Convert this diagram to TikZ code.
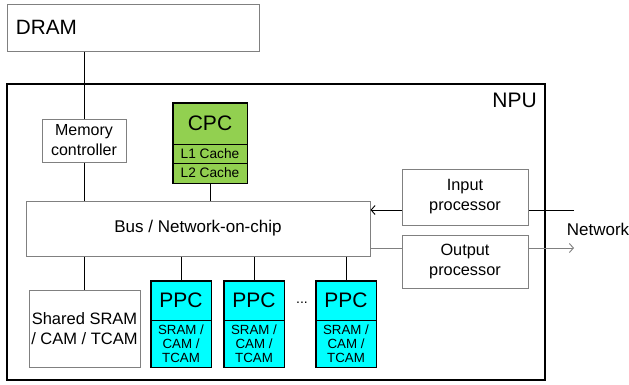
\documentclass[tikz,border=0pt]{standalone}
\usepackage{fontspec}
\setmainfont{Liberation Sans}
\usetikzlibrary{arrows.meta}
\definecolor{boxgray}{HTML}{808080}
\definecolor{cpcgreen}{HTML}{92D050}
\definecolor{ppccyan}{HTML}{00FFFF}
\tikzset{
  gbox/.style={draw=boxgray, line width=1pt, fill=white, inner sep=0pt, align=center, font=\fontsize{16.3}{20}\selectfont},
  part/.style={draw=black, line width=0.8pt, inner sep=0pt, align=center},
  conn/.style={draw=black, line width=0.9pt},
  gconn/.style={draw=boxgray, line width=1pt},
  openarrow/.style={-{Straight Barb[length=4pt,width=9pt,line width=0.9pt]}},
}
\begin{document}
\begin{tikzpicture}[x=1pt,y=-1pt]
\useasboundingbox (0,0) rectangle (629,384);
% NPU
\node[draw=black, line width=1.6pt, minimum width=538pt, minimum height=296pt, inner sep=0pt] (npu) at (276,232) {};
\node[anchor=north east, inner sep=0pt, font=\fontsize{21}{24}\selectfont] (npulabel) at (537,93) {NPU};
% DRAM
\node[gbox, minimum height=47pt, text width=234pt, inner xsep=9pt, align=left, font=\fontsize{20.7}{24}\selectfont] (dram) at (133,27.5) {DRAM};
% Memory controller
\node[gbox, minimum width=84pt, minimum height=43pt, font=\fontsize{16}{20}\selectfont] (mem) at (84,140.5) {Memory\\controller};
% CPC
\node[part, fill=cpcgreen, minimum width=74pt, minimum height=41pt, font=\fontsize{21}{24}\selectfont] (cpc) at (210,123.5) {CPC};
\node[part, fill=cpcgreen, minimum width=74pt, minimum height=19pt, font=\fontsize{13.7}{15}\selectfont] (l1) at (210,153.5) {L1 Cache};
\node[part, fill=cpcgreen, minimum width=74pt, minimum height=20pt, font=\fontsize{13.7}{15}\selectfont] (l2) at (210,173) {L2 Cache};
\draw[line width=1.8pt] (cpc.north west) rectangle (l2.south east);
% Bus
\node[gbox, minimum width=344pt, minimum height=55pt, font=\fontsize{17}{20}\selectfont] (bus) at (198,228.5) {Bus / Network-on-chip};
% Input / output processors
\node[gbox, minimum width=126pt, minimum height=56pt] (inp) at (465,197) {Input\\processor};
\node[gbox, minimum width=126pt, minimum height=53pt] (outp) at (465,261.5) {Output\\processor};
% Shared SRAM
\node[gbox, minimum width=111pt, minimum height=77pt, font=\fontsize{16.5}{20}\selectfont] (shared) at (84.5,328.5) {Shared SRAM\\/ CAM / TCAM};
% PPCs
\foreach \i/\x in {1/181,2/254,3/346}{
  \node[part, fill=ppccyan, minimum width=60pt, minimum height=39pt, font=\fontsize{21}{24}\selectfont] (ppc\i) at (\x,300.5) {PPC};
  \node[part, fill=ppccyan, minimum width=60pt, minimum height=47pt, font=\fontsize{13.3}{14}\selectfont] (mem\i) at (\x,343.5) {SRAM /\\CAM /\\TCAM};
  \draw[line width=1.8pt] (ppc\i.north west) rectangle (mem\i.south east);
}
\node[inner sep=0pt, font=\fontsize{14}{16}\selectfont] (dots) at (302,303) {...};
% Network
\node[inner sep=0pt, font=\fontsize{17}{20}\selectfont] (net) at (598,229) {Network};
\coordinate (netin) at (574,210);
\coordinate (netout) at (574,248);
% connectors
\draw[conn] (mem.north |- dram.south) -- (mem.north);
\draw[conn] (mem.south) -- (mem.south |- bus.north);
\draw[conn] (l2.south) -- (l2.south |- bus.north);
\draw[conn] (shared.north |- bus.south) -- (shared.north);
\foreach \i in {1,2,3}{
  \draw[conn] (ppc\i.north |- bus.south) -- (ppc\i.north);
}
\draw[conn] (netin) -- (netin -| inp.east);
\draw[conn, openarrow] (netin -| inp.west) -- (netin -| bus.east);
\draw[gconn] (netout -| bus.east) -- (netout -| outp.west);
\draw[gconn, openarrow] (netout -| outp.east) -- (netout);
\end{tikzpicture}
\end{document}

:: PROBLEM DESCRIPTION ::
Quote the material word for word, dropping any images it holds.

:: CORRECT RESULT ::
Convert this diagram to TikZ code.
\documentclass[tikz,border=0pt]{standalone}
\usepackage{fontspec}
\setmainfont{Liberation Sans}
\usetikzlibrary{arrows.meta}
\definecolor{boxgray}{HTML}{808080}
\definecolor{cpcgreen}{HTML}{92D050}
\definecolor{ppccyan}{HTML}{00FFFF}
\tikzset{
  gbox/.style={draw=boxgray, line width=1pt, fill=white, inner sep=0pt, align=center, font=\fontsize{16.3}{20}\selectfont},
  part/.style={draw=black, line width=0.8pt, inner sep=0pt, align=center},
  conn/.style={draw=black, line width=0.9pt},
  gconn/.style={draw=boxgray, line width=1pt},
  openarrow/.style={-{Straight Barb[length=4pt,width=9pt,line width=0.9pt]}},
}
\begin{document}
\begin{tikzpicture}[x=1pt,y=-1pt]
\useasboundingbox (0,0) rectangle (629,384);
% NPU
\node[draw=black, line width=1.6pt, minimum width=538pt, minimum height=296pt, inner sep=0pt] (npu) at (276,232) {};
\node[anchor=north east, inner sep=0pt, font=\fontsize{21}{24}\selectfont] (npulabel) at (537,93) {NPU};
% DRAM
\node[gbox, minimum height=47pt, text width=234pt, inner xsep=9pt, align=left, font=\fontsize{20.7}{24}\selectfont] (dram) at (133,27.5) {DRAM};
% Memory controller
\node[gbox, minimum width=84pt, minimum height=43pt, font=\fontsize{16}{20}\selectfont] (mem) at (84,140.5) {Memory\\controller};
% CPC
\node[part, fill=cpcgreen, minimum width=74pt, minimum height=41pt, font=\fontsize{21}{24}\selectfont] (cpc) at (210,123.5) {CPC};
\node[part, fill=cpcgreen, minimum width=74pt, minimum height=19pt, font=\fontsize{13.7}{15}\selectfont] (l1) at (210,153.5) {L1 Cache};
\node[part, fill=cpcgreen, minimum width=74pt, minimum height=20pt, font=\fontsize{13.7}{15}\selectfont] (l2) at (210,173) {L2 Cache};
\draw[line width=1.8pt] (cpc.north west) rectangle (l2.south east);
% Bus
\node[gbox, minimum width=344pt, minimum height=55pt, font=\fontsize{17}{20}\selectfont] (bus) at (198,228.5) {Bus / Network-on-chip};
% Input / output processors
\node[gbox, minimum width=126pt, minimum height=56pt] (inp) at (465,197) {Input\\processor};
\node[gbox, minimum width=126pt, minimum height=53pt] (outp) at (465,261.5) {Output\\processor};
% Shared SRAM
\node[gbox, minimum width=111pt, minimum height=77pt, font=\fontsize{16.5}{20}\selectfont] (shared) at (84.5,328.5) {Shared SRAM\\/ CAM / TCAM};
% PPCs
\foreach \i/\x in {1/181,2/254,3/346}{
  \node[part, fill=ppccyan, minimum width=60pt, minimum height=39pt, font=\fontsize{21}{24}\selectfont] (ppc\i) at (\x,300.5) {PPC};
  \node[part, fill=ppccyan, minimum width=60pt, minimum height=47pt, font=\fontsize{13.3}{14}\selectfont] (mem\i) at (\x,343.5) {SRAM /\\CAM /\\TCAM};
  \draw[line width=1.8pt] (ppc\i.north west) rectangle (mem\i.south east);
}
\node[inner sep=0pt, font=\fontsize{14}{16}\selectfont] (dots) at (302,303) {...};
% Network
\node[inner sep=0pt, font=\fontsize{17}{20}\selectfont] (net) at (598,229) {Network};
\coordinate (netin) at (574,210);
\coordinate (netout) at (574,248);
% connectors
\draw[conn] (mem.north |- dram.south) -- (mem.north);
\draw[conn] (mem.south) -- (mem.south |- bus.north);
\draw[conn] (l2.south) -- (l2.south |- bus.north);
\draw[conn] (shared.north |- bus.south) -- (shared.north);
\foreach \i in {1,2,3}{
  \draw[conn] (ppc\i.north |- bus.south) -- (ppc\i.north);
}
\draw[conn] (netin) -- (netin -| inp.east);
\draw[conn, openarrow] (netin -| inp.west) -- (netin -| bus.east);
\draw[gconn] (netout -| bus.east) -- (netout -| outp.west);
\draw[gconn, openarrow] (netout -| outp.east) -- (netout);
\end{tikzpicture}
\end{document}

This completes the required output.